▶ _Set problem_
Leave out the pictures and retype only the lines from the opening line to the line that holds "(oxy) at (1179.5,223.5)", both ends included.

++++++++

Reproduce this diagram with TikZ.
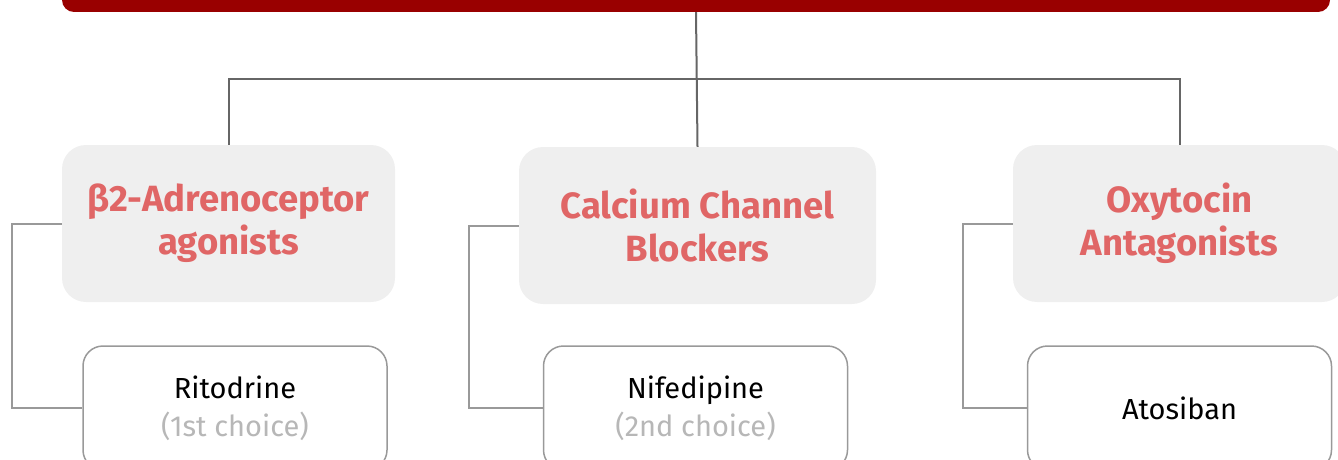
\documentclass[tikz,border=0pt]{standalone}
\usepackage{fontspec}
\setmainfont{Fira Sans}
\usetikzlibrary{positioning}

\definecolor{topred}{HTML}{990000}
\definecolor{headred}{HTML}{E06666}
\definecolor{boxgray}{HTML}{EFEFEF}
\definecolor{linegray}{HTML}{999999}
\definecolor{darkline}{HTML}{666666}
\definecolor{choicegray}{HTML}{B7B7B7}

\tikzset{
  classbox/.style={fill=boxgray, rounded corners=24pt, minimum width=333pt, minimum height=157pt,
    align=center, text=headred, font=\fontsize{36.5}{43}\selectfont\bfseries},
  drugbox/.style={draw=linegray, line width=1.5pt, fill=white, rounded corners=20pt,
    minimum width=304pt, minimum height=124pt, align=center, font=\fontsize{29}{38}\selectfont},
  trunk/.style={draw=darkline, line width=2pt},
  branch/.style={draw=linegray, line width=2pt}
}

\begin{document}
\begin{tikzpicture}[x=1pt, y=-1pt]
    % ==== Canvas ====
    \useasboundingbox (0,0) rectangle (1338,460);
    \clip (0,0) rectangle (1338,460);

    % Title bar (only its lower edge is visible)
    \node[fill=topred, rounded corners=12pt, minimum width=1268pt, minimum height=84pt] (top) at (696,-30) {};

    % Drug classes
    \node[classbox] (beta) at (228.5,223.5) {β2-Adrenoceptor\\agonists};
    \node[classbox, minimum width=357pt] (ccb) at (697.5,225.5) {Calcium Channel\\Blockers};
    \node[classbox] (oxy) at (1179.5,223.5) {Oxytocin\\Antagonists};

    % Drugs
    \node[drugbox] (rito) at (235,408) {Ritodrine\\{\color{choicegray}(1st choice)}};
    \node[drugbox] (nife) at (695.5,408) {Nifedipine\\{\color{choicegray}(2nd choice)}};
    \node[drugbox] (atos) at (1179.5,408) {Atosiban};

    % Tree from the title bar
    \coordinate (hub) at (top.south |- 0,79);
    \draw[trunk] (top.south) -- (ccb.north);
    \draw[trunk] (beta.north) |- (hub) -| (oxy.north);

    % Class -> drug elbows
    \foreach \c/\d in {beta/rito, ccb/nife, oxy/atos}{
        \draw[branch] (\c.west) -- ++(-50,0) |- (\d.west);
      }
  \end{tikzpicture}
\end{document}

++++++++

▶ _Written response_
Reproduce this diagram with TikZ.
\documentclass[tikz,border=0pt]{standalone}
\usepackage{fontspec}
\setmainfont{Fira Sans}
\usetikzlibrary{positioning}

\definecolor{topred}{HTML}{990000}
\definecolor{headred}{HTML}{E06666}
\definecolor{boxgray}{HTML}{EFEFEF}
\definecolor{linegray}{HTML}{999999}
\definecolor{darkline}{HTML}{666666}
\definecolor{choicegray}{HTML}{B7B7B7}

\tikzset{
  classbox/.style={fill=boxgray, rounded corners=24pt, minimum width=333pt, minimum height=157pt,
    align=center, text=headred, font=\fontsize{36.5}{43}\selectfont\bfseries},
  drugbox/.style={draw=linegray, line width=1.5pt, fill=white, rounded corners=20pt,
    minimum width=304pt, minimum height=124pt, align=center, font=\fontsize{29}{38}\selectfont},
  trunk/.style={draw=darkline, line width=2pt},
  branch/.style={draw=linegray, line width=2pt}
}

\begin{document}
\begin{tikzpicture}[x=1pt, y=-1pt]
    % ==== Canvas ====
    \useasboundingbox (0,0) rectangle (1338,460);
    \clip (0,0) rectangle (1338,460);

    % Title bar (only its lower edge is visible)
    \node[fill=topred, rounded corners=12pt, minimum width=1268pt, minimum height=84pt] (top) at (696,-30) {};

    % Drug classes
    \node[classbox] (beta) at (228.5,223.5) {β2-Adrenoceptor\\agonists};
    \node[classbox, minimum width=357pt] (ccb) at (697.5,225.5) {Calcium Channel\\Blockers};
    \node[classbox] (oxy) at (1179.5,223.5) {Oxytocin\\Antagonists};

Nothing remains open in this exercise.